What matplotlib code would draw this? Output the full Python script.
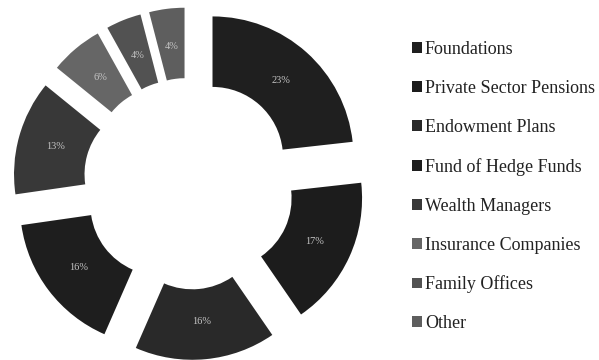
import matplotlib
matplotlib.use("Agg")
import matplotlib.pyplot as plt

# Investor mix, in percent
categories = ["Foundations", "Private Sector Pensions", "Endowment Plans",
              "Fund of Hedge Funds", "Wealth Managers", "Insurance Companies",
              "Family Offices", "Other"]
shares = [23, 17, 16, 16, 13, 6, 4, 4]
colors = ["#1f1f1f", "#1c1c1c", "#292929", "#1e1e1e",
          "#383838", "#666666", "#525252", "#5e5e5e"]

plt.rcParams["font.family"] = ["Liberation Serif", "DejaVu Serif"]

fig = plt.figure(figsize=(5.99, 3.6), dpi=100)
ax = fig.add_axes([0, 0, 380 / 599, 1])

total = sum(shares)
wedges, texts, autotexts = ax.pie(
    shares,
    colors=colors,
    explode=[0.25] * len(shares),
    startangle=90,
    counterclock=False,
    radius=1.0,
    wedgeprops=dict(width=0.5, linewidth=0),
    autopct=lambda p: f"{round(p * total / 100)}%",
    pctdistance=0.73,
    textprops=dict(color="#c4c4c4", fontsize=7.5),
)

ax.set_xlim(-189 / 141, 191 / 141)
ax.set_ylim(-176.3 / 141, 183.7 / 141)
ax.set_aspect("auto")
ax.axis("off")

leg = fig.legend(
    wedges, categories,
    loc="upper left",
    bbox_to_anchor=(412 / 599, 1 - 41 / 360),
    frameon=False,
    fontsize=13,
    handlelength=0.55,
    handleheight=0.55,
    handletextpad=0.17,
    labelspacing=1.215,
    borderaxespad=0,
    borderpad=0,
)
for t in leg.get_texts():
    t.set_color("#222222")

fig.savefig("out.png", dpi=100)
+===+
## DIRECTIONS FOR THIS TASK
Your task is to repeat the data above exactly while excluding the pictures.

## TASK ANSWER
What matplotlib code would draw this? Output the full Python script.
import matplotlib
matplotlib.use("Agg")
import matplotlib.pyplot as plt

# Investor mix, in percent
categories = ["Foundations", "Private Sector Pensions", "Endowment Plans",
              "Fund of Hedge Funds", "Wealth Managers", "Insurance Companies",
              "Family Offices", "Other"]
shares = [23, 17, 16, 16, 13, 6, 4, 4]
colors = ["#1f1f1f", "#1c1c1c", "#292929", "#1e1e1e",
          "#383838", "#666666", "#525252", "#5e5e5e"]

plt.rcParams["font.family"] = ["Liberation Serif", "DejaVu Serif"]

fig = plt.figure(figsize=(5.99, 3.6), dpi=100)
ax = fig.add_axes([0, 0, 380 / 599, 1])

total = sum(shares)
wedges, texts, autotexts = ax.pie(
    shares,
    colors=colors,
    explode=[0.25] * len(shares),
    startangle=90,
    counterclock=False,
    radius=1.0,
    wedgeprops=dict(width=0.5, linewidth=0),
    autopct=lambda p: f"{round(p * total / 100)}%",
    pctdistance=0.73,
    textprops=dict(color="#c4c4c4", fontsize=7.5),
)

ax.set_xlim(-189 / 141, 191 / 141)
ax.set_ylim(-176.3 / 141, 183.7 / 141)
ax.set_aspect("auto")
ax.axis("off")

leg = fig.legend(
    wedges, categories,
    loc="upper left",
    bbox_to_anchor=(412 / 599, 1 - 41 / 360),
    frameon=False,
    fontsize=13,
    handlelength=0.55,
    handleheight=0.55,
    handletextpad=0.17,
    labelspacing=1.215,
    borderaxespad=0,
    borderpad=0,
)
for t in leg.get_texts():
    t.set_color("#222222")

fig.savefig("out.png", dpi=100)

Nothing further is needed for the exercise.